My heart was already full as John Piper began his message that would close the recent Together for the Gospel conference. I prayed that God would use his message to implant a passion within our hearts that would shape our lives and ministries for the length of our days.
I was very moved by John’s faithful, careful, and precise exposition of Romans 9. He pointed us to the infinite grace of God and to the assurance of his sovereignty and then pointed us to Paul’s agony over the lostness of his own people, his “kinsmen according to the flesh.” Are we driven by the same agony when we see the lost around us?
I was honestly unprepared for where John would take us at the conclusion of his message. He took us into a crowded tent where he, as a young boy, saw his own father, an evangelist, plead with sinners to come to Jesus — “Won’t you come? . . . Won’t you come?”
Time and space seemed to collapse for me as I remembered being in the same kind of meeting, hearing the same gospel pleading, many, many times as a boy. I remember one time in particular, when as a nine-year-old boy I heard a part-time preacher who was a full-time phosphate miner preach the gospel and then plead with us to come to Christ. And I did.
I know there was more to my salvation than was evident in that moment. I know that my salvation is secured in the eternal plan of a sovereign God. I know that I was effectually called by the Holy Spirit. I had the blessing of Christian parents and constant Christian witness. But I also know that the Holy Spirit used a simple preacher who was willing to plead with sinners, and thus I came to Christ.
When John began to sing, “Softly and Tenderly, Jesus Is Calling,” and to sweetly call a generation of young Reformed Christians to sing it with fervor and broken-hearted pleading, my heart broke. I tasted again the sweetness of my own conversion, and I felt more at home than words can describe.
But I was also broken-hearted with a sense of loss that so many of the 8,000 young people in that great room had never seen an evangelist plead, a godly father present the gospel, a sinner called by the Holy Spirit flee to refuge in Christ.

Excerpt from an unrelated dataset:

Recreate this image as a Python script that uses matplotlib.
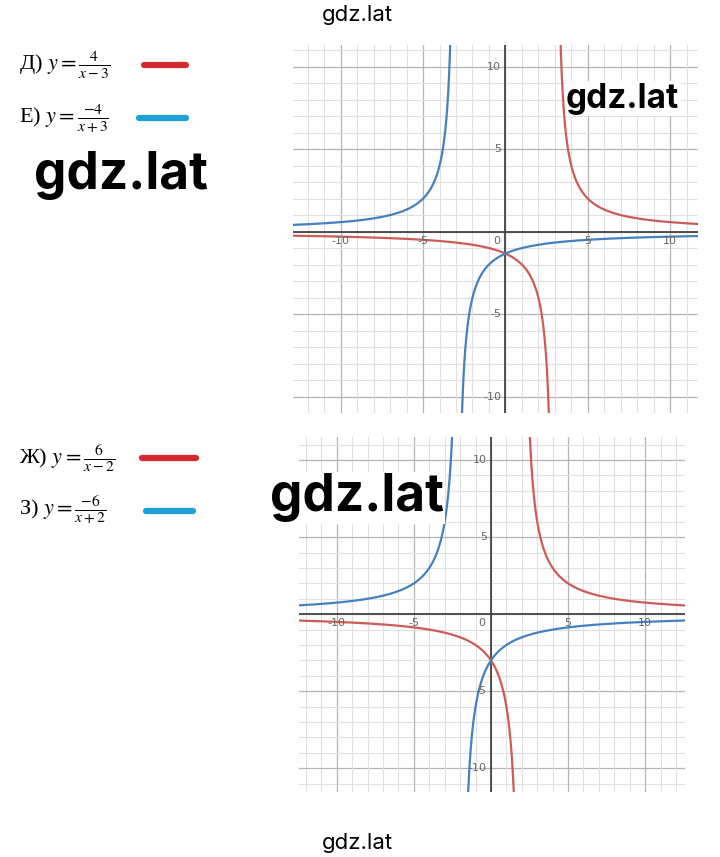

Imagine what it was like to hear 8,000 voices, mostly young and mostly male, singing — some surely for the first time — “Come home, come home, you who are weary, come home; Earnestly, tenderly, Jesus is calling. Calling, O sinner, come home!”
I was overcome with joy and profound thankfulness for what happened in that room that Thursday afternoon. We all got to see an evangelist pleading with sinners, pointing to Christ, unashamed to plead with emotion and passion and agonized urgency. I heard the conviction in the voices of a rising generation as we sang that hymn, and my spirit rose within me. I was thrilled to lose my composure for the sake of a moment of such joy.
“Softly and tenderly” still rings in my ears, and John Piper’s anointed exposition still rings in my heart. I am thankful beyond words to know that others will hear this message. Don’t dare miss it.